We must decide we want something different.  Decisions are the lynchpin to creating change in one’s life, no matter the subject.  First, we decide, then we manifest.  Getting to the point where we trust ourselves to have the autonomy to change our circumstances is the difficult sticking point, and if we do not, nothing changes in the way we feel about our lives.  Basking in meditation is not necessarily a cure-all, per se, however, allowing the mind to quiet is the opening sequence to effecting positive change within each of our own tiny (yet expansive) worlds. 

Remember, when the outside light dims, we must shine from within! 

What’s in it for me?

I’m not a Zen Buddhist, nor am I insinuating that you should become such, however, being able to induce a state of Zen within our beings, is a very useful, positive tool to have in our bags. Become unflappable. Notice the tiny noticeable things that are the sunlight in our days, let the emphasis be placed on the things that light you up and allow the rest to fall away. 

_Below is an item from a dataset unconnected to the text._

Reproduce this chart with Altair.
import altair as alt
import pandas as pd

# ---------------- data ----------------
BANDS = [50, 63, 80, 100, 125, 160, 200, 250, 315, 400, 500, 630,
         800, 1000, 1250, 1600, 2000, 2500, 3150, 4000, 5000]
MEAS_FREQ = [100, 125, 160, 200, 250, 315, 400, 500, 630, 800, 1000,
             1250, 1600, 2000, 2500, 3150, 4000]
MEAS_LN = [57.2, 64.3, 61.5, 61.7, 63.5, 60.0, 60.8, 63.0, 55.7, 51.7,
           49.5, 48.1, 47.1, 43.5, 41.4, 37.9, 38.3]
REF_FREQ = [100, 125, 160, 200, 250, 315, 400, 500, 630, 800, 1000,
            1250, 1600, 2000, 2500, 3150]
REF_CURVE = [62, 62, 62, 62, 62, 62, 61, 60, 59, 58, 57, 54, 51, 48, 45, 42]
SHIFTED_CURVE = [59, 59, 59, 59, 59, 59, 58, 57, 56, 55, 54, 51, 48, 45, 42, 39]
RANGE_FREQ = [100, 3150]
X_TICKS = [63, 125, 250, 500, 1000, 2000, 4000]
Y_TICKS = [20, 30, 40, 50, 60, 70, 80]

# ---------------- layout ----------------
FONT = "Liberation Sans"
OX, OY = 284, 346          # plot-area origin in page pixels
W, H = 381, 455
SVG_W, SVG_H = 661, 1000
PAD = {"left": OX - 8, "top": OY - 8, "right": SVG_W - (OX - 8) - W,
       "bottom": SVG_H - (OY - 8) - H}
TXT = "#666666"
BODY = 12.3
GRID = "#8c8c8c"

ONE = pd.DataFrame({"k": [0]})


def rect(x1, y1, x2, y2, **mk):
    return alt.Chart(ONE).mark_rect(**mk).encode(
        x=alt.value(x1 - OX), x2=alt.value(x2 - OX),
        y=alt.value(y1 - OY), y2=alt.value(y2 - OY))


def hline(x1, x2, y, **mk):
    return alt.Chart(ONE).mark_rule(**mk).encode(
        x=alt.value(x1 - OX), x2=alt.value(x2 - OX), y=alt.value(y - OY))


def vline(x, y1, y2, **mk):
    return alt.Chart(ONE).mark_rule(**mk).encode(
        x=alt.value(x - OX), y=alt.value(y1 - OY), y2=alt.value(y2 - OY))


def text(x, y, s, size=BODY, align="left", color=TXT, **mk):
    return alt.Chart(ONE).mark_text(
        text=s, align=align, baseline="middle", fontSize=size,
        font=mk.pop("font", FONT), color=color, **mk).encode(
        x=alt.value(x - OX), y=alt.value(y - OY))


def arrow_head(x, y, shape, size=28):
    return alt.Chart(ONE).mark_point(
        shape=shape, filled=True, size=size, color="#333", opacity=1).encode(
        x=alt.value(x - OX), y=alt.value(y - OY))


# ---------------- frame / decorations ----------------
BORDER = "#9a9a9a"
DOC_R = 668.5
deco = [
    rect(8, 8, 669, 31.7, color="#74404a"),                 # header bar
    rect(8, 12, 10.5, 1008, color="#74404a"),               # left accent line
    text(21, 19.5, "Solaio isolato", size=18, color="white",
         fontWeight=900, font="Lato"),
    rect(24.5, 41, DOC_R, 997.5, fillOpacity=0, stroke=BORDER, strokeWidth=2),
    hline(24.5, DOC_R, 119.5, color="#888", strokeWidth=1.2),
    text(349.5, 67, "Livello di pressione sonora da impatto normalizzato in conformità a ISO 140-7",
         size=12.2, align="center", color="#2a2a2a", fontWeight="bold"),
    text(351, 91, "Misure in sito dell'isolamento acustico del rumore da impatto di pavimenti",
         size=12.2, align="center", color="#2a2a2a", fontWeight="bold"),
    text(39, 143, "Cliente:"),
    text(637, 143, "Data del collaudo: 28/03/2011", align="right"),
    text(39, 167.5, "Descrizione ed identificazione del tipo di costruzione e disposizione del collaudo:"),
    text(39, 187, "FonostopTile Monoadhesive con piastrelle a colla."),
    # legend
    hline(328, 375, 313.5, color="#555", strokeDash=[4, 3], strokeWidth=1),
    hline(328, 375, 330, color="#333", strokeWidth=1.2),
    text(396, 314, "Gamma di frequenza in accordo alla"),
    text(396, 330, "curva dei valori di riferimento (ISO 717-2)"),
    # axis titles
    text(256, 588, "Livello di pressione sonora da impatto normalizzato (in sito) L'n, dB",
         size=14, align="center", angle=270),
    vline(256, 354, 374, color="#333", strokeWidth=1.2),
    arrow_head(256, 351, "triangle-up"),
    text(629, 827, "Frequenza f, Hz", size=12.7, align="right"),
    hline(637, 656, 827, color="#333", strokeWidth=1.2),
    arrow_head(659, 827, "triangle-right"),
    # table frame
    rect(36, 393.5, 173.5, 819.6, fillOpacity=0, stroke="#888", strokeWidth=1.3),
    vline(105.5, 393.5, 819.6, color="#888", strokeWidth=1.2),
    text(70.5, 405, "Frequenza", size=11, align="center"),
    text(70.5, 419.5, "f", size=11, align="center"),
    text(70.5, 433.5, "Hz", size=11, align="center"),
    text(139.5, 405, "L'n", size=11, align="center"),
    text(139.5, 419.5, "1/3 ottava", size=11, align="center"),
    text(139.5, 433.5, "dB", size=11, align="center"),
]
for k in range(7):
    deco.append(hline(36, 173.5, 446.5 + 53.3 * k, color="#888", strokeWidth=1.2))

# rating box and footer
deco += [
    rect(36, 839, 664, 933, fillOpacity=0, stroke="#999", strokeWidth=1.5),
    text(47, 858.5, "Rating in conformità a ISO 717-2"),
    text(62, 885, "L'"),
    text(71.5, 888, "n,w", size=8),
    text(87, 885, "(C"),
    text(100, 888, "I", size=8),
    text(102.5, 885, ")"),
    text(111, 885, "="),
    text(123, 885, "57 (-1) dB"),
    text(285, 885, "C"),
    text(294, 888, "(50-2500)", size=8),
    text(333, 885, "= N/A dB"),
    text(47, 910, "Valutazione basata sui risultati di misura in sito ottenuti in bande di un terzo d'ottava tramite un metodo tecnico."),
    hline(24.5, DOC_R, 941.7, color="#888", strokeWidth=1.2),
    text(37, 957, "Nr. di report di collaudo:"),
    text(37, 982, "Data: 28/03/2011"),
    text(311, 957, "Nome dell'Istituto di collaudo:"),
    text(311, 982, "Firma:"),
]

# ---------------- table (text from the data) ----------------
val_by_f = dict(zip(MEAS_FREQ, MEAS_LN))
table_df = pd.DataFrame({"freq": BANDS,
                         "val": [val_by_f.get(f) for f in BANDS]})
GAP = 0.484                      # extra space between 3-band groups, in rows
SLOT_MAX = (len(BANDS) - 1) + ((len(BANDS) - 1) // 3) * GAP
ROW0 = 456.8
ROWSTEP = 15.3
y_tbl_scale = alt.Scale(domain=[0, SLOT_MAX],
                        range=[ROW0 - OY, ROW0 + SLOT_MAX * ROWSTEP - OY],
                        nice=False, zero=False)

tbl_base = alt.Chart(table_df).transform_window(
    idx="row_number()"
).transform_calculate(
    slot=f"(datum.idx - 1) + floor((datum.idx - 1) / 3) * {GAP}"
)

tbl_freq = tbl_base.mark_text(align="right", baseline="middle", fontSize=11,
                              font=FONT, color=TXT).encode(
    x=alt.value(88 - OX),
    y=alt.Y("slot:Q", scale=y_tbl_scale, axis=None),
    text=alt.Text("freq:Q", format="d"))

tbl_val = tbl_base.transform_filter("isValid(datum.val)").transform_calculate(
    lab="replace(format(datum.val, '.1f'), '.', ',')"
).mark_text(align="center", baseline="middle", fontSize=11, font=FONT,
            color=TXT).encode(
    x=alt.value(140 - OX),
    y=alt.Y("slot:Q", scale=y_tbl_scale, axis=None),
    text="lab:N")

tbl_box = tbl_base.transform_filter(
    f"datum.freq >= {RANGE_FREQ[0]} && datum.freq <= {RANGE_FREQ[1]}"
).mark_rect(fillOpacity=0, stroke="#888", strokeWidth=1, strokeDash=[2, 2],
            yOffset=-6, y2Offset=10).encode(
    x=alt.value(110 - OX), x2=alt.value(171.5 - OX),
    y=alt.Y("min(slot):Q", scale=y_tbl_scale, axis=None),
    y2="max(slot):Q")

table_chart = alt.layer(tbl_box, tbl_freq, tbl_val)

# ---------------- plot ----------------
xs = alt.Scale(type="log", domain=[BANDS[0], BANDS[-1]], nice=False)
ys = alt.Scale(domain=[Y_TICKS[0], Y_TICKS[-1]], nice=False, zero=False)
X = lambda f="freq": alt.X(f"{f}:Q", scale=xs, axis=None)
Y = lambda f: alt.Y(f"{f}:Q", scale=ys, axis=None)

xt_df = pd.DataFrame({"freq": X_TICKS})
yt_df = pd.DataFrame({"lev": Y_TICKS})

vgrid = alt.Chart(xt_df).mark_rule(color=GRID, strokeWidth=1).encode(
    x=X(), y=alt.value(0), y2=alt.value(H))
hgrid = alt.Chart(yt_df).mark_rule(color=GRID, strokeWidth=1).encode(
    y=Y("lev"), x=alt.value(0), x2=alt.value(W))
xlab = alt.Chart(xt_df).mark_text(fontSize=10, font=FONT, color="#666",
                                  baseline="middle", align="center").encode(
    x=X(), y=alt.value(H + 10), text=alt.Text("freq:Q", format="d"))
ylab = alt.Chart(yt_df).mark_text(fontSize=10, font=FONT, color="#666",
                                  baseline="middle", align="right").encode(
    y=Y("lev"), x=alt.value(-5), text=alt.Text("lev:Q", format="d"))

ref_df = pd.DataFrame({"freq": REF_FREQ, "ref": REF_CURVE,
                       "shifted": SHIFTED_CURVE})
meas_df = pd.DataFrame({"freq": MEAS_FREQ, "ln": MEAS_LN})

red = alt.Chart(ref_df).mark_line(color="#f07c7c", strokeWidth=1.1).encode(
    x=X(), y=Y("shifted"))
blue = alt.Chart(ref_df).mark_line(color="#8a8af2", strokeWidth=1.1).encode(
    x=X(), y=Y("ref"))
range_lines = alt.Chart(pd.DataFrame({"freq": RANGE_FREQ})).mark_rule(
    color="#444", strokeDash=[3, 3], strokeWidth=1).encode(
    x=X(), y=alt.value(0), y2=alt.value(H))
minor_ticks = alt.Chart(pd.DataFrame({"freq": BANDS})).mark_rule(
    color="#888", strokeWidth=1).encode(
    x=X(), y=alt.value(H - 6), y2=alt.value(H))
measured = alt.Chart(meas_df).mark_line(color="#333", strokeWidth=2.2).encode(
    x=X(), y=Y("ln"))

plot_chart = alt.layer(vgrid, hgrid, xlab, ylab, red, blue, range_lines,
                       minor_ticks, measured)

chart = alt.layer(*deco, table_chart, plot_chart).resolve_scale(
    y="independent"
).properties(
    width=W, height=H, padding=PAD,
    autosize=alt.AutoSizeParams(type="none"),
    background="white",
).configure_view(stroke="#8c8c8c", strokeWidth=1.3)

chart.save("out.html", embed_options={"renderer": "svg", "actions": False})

We hold the power to shine from within! No one benefits when we remain small.  A connectedness, or Oneness, is an opportunity to share in an energy larger than any one of us alone.  Move that needle internally and all kinds of doors open externally.


Zen is sometimes described as not what you add to your life but what you can reduce it to.  Simplicity.  The direct path.  Evolving consciousness.  Allowing life’s upsets to move through you but not to consume you.  Expecting the positive outcome creates the opportunity for the Universe to step in on your behalf and clear obstacles. Zen represents inner peace.  We can each create that space within where we allow our thoughts to drift in and out and maintain a sense of calm, that triggers the pineal gland source of Intuition to do its finest work and offer up solutions the conscious mind has not yet discovered.  Reliance on internal energy and intuition will lead toward your soul’s intent, rather than allow you to become caught up in anyone else’s narrative or intention for your life.  We are each here for a purpose and uncovering that intention and pursuing it will expose our individual gifts, accompanied by strength, resilience, calm, accessing universal energy at will and moving our unique intention toward fruition.


Zen helps us to address the existential questions that hang in the balance as we move through this human experience.  Certainly, many will feel it’s not for them, but why not give it a try.


Get still.  Your time will not be wasted. Let your muse be inspired. The purpose of Zen is that through meditation, one discovers that he/she is already enlightened. Let your inner light SHINE!